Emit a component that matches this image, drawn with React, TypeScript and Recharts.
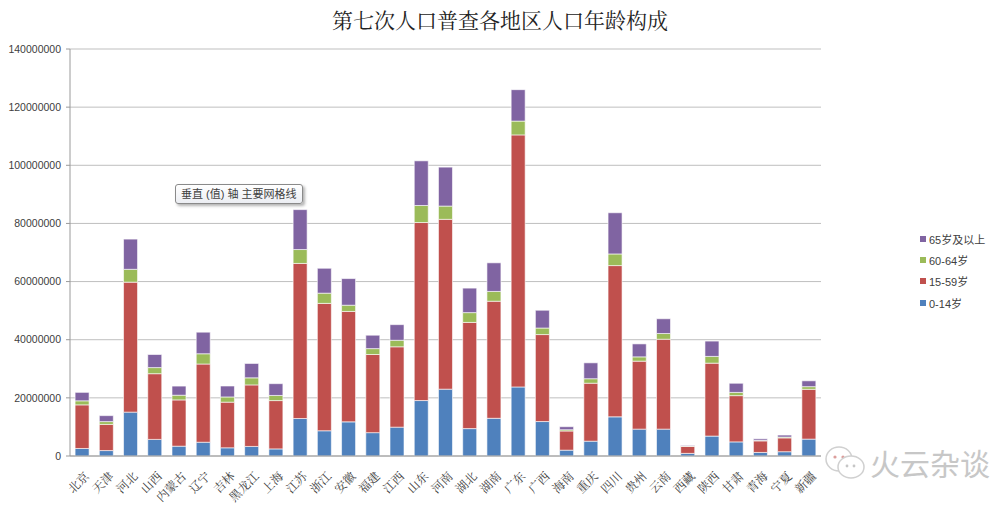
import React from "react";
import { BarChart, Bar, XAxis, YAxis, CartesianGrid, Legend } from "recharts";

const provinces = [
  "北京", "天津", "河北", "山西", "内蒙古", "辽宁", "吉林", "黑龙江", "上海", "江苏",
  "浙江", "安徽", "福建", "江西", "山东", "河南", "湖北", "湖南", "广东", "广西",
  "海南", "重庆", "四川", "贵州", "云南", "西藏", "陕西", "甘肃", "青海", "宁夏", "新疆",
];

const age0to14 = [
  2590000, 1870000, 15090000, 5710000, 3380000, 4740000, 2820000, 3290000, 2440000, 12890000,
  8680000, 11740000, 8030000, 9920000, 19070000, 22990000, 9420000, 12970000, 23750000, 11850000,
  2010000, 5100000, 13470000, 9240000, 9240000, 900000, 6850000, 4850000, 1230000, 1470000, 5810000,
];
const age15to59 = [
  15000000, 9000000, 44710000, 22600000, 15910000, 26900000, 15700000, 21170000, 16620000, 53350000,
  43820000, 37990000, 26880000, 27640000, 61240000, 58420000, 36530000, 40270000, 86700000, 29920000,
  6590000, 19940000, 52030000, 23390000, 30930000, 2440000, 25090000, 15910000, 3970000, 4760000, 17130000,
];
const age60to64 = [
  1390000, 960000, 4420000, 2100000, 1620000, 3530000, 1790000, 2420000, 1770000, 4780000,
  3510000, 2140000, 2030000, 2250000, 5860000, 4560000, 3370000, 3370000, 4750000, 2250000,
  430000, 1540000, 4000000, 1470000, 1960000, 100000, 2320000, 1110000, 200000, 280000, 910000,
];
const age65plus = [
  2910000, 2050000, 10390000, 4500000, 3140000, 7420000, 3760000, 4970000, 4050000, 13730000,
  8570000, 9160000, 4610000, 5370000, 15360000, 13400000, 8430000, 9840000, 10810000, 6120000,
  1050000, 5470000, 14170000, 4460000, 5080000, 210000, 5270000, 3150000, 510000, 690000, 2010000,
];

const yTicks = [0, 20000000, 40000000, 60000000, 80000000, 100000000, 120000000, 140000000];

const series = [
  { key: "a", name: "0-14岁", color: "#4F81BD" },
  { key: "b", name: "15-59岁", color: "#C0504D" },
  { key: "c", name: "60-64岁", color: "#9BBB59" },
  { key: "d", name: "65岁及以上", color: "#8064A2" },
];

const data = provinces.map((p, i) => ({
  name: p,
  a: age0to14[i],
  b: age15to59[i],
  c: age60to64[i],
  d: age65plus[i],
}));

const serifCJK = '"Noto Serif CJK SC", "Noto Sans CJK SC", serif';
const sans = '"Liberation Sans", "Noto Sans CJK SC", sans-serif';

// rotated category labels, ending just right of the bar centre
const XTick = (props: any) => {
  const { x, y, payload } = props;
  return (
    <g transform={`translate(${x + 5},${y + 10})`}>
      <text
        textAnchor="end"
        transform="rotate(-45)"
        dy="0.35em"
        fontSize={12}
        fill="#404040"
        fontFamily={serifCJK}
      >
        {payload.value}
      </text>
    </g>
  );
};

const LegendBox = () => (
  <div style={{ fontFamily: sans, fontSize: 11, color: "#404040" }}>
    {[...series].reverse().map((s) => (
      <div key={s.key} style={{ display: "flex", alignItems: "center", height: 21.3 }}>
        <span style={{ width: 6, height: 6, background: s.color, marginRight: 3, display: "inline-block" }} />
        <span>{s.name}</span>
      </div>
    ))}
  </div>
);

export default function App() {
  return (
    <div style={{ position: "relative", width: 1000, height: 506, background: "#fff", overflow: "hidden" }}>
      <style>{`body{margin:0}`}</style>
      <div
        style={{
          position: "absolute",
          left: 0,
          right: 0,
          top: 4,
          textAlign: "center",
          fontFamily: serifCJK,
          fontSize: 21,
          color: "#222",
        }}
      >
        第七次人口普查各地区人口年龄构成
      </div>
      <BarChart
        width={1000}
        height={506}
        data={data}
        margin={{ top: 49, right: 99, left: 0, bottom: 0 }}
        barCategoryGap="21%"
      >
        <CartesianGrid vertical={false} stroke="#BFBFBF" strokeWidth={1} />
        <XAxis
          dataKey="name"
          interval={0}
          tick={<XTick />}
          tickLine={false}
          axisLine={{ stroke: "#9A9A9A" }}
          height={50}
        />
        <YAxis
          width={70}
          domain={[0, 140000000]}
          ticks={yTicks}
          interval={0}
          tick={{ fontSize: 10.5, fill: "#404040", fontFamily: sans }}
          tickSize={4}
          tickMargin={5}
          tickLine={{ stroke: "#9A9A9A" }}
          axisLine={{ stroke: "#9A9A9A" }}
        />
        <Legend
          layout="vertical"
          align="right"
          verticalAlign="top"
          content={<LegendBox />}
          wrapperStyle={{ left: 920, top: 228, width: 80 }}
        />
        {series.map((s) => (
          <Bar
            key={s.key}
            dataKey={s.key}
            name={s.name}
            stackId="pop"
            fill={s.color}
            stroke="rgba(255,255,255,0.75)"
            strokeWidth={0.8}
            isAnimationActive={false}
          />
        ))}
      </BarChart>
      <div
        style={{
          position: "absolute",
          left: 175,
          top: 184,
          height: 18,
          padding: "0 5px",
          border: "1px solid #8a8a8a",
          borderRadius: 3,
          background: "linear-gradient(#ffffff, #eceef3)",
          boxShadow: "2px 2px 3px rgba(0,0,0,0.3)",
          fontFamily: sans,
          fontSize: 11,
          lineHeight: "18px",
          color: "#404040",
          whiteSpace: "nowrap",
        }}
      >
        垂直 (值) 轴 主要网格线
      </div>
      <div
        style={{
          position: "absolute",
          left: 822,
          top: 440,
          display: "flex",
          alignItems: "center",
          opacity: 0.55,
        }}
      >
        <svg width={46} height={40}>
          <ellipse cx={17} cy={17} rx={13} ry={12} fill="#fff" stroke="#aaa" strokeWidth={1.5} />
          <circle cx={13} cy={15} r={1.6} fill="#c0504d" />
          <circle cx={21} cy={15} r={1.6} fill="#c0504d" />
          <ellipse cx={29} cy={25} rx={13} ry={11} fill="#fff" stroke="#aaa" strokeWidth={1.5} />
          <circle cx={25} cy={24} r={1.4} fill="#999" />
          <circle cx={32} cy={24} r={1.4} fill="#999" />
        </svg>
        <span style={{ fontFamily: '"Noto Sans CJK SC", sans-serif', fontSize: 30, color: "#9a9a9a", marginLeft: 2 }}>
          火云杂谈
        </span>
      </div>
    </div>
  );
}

..........

** Objective **
Without the pictures, copy the material exactly as given.

** Full output **
Emit a component that matches this image, drawn with React, TypeScript and Recharts.
import React from "react";
import { BarChart, Bar, XAxis, YAxis, CartesianGrid, Legend } from "recharts";

const provinces = [
  "北京", "天津", "河北", "山西", "内蒙古", "辽宁", "吉林", "黑龙江", "上海", "江苏",
  "浙江", "安徽", "福建", "江西", "山东", "河南", "湖北", "湖南", "广东", "广西",
  "海南", "重庆", "四川", "贵州", "云南", "西藏", "陕西", "甘肃", "青海", "宁夏", "新疆",
];

const age0to14 = [
  2590000, 1870000, 15090000, 5710000, 3380000, 4740000, 2820000, 3290000, 2440000, 12890000,
  8680000, 11740000, 8030000, 9920000, 19070000, 22990000, 9420000, 12970000, 23750000, 11850000,
  2010000, 5100000, 13470000, 9240000, 9240000, 900000, 6850000, 4850000, 1230000, 1470000, 5810000,
];
const age15to59 = [
  15000000, 9000000, 44710000, 22600000, 15910000, 26900000, 15700000, 21170000, 16620000, 53350000,
  43820000, 37990000, 26880000, 27640000, 61240000, 58420000, 36530000, 40270000, 86700000, 29920000,
  6590000, 19940000, 52030000, 23390000, 30930000, 2440000, 25090000, 15910000, 3970000, 4760000, 17130000,
];
const age60to64 = [
  1390000, 960000, 4420000, 2100000, 1620000, 3530000, 1790000, 2420000, 1770000, 4780000,
  3510000, 2140000, 2030000, 2250000, 5860000, 4560000, 3370000, 3370000, 4750000, 2250000,
  430000, 1540000, 4000000, 1470000, 1960000, 100000, 2320000, 1110000, 200000, 280000, 910000,
];
const age65plus = [
  2910000, 2050000, 10390000, 4500000, 3140000, 7420000, 3760000, 4970000, 4050000, 13730000,
  8570000, 9160000, 4610000, 5370000, 15360000, 13400000, 8430000, 9840000, 10810000, 6120000,
  1050000, 5470000, 14170000, 4460000, 5080000, 210000, 5270000, 3150000, 510000, 690000, 2010000,
];

const yTicks = [0, 20000000, 40000000, 60000000, 80000000, 100000000, 120000000, 140000000];

const series = [
  { key: "a", name: "0-14岁", color: "#4F81BD" },
  { key: "b", name: "15-59岁", color: "#C0504D" },
  { key: "c", name: "60-64岁", color: "#9BBB59" },
  { key: "d", name: "65岁及以上", color: "#8064A2" },
];

const data = provinces.map((p, i) => ({
  name: p,
  a: age0to14[i],
  b: age15to59[i],
  c: age60to64[i],
  d: age65plus[i],
}));

const serifCJK = '"Noto Serif CJK SC", "Noto Sans CJK SC", serif';
const sans = '"Liberation Sans", "Noto Sans CJK SC", sans-serif';

// rotated category labels, ending just right of the bar centre
const XTick = (props: any) => {
  const { x, y, payload } = props;
  return (
    <g transform={`translate(${x + 5},${y + 10})`}>
      <text
        textAnchor="end"
        transform="rotate(-45)"
        dy="0.35em"
        fontSize={12}
        fill="#404040"
        fontFamily={serifCJK}
      >
        {payload.value}
      </text>
    </g>
  );
};

const LegendBox = () => (
  <div style={{ fontFamily: sans, fontSize: 11, color: "#404040" }}>
    {[...series].reverse().map((s) => (
      <div key={s.key} style={{ display: "flex", alignItems: "center", height: 21.3 }}>
        <span style={{ width: 6, height: 6, background: s.color, marginRight: 3, display: "inline-block" }} />
        <span>{s.name}</span>
      </div>
    ))}
  </div>
);

export default function App() {
  return (
    <div style={{ position: "relative", width: 1000, height: 506, background: "#fff", overflow: "hidden" }}>
      <style>{`body{margin:0}`}</style>
      <div
        style={{
          position: "absolute",
          left: 0,
          right: 0,
          top: 4,
          textAlign: "center",
          fontFamily: serifCJK,
          fontSize: 21,
          color: "#222",
        }}
      >
        第七次人口普查各地区人口年龄构成
      </div>
      <BarChart
        width={1000}
        height={506}
        data={data}
        margin={{ top: 49, right: 99, left: 0, bottom: 0 }}
        barCategoryGap="21%"
      >
        <CartesianGrid vertical={false} stroke="#BFBFBF" strokeWidth={1} />
        <XAxis
          dataKey="name"
          interval={0}
          tick={<XTick />}
          tickLine={false}
          axisLine={{ stroke: "#9A9A9A" }}
          height={50}
        />
        <YAxis
          width={70}
          domain={[0, 140000000]}
          ticks={yTicks}
          interval={0}
          tick={{ fontSize: 10.5, fill: "#404040", fontFamily: sans }}
          tickSize={4}
          tickMargin={5}
          tickLine={{ stroke: "#9A9A9A" }}
          axisLine={{ stroke: "#9A9A9A" }}
        />
        <Legend
          layout="vertical"
          align="right"
          verticalAlign="top"
          content={<LegendBox />}
          wrapperStyle={{ left: 920, top: 228, width: 80 }}
        />
        {series.map((s) => (
          <Bar
            key={s.key}
            dataKey={s.key}
            name={s.name}
            stackId="pop"
            fill={s.color}
            stroke="rgba(255,255,255,0.75)"
            strokeWidth={0.8}
            isAnimationActive={false}
          />
        ))}
      </BarChart>
      <div
        style={{
          position: "absolute",
          left: 175,
          top: 184,
          height: 18,
          padding: "0 5px",
          border: "1px solid #8a8a8a",
          borderRadius: 3,
          background: "linear-gradient(#ffffff, #eceef3)",
          boxShadow: "2px 2px 3px rgba(0,0,0,0.3)",
          fontFamily: sans,
          fontSize: 11,
          lineHeight: "18px",
          color: "#404040",
          whiteSpace: "nowrap",
        }}
      >
        垂直 (值) 轴 主要网格线
      </div>
      <div
        style={{
          position: "absolute",
          left: 822,
          top: 440,
          display: "flex",
          alignItems: "center",
          opacity: 0.55,
        }}
      >
        <svg width={46} height={40}>
          <ellipse cx={17} cy={17} rx={13} ry={12} fill="#fff" stroke="#aaa" strokeWidth={1.5} />
          <circle cx={13} cy={15} r={1.6} fill="#c0504d" />
          <circle cx={21} cy={15} r={1.6} fill="#c0504d" />
          <ellipse cx={29} cy={25} rx={13} ry={11} fill="#fff" stroke="#aaa" strokeWidth={1.5} />
          <circle cx={25} cy={24} r={1.4} fill="#999" />
          <circle cx={32} cy={24} r={1.4} fill="#999" />
        </svg>
        <span style={{ fontFamily: '"Noto Sans CJK SC", sans-serif', fontSize: 30, color: "#9a9a9a", marginLeft: 2 }}>
          火云杂谈
        </span>
      </div>
    </div>
  );
}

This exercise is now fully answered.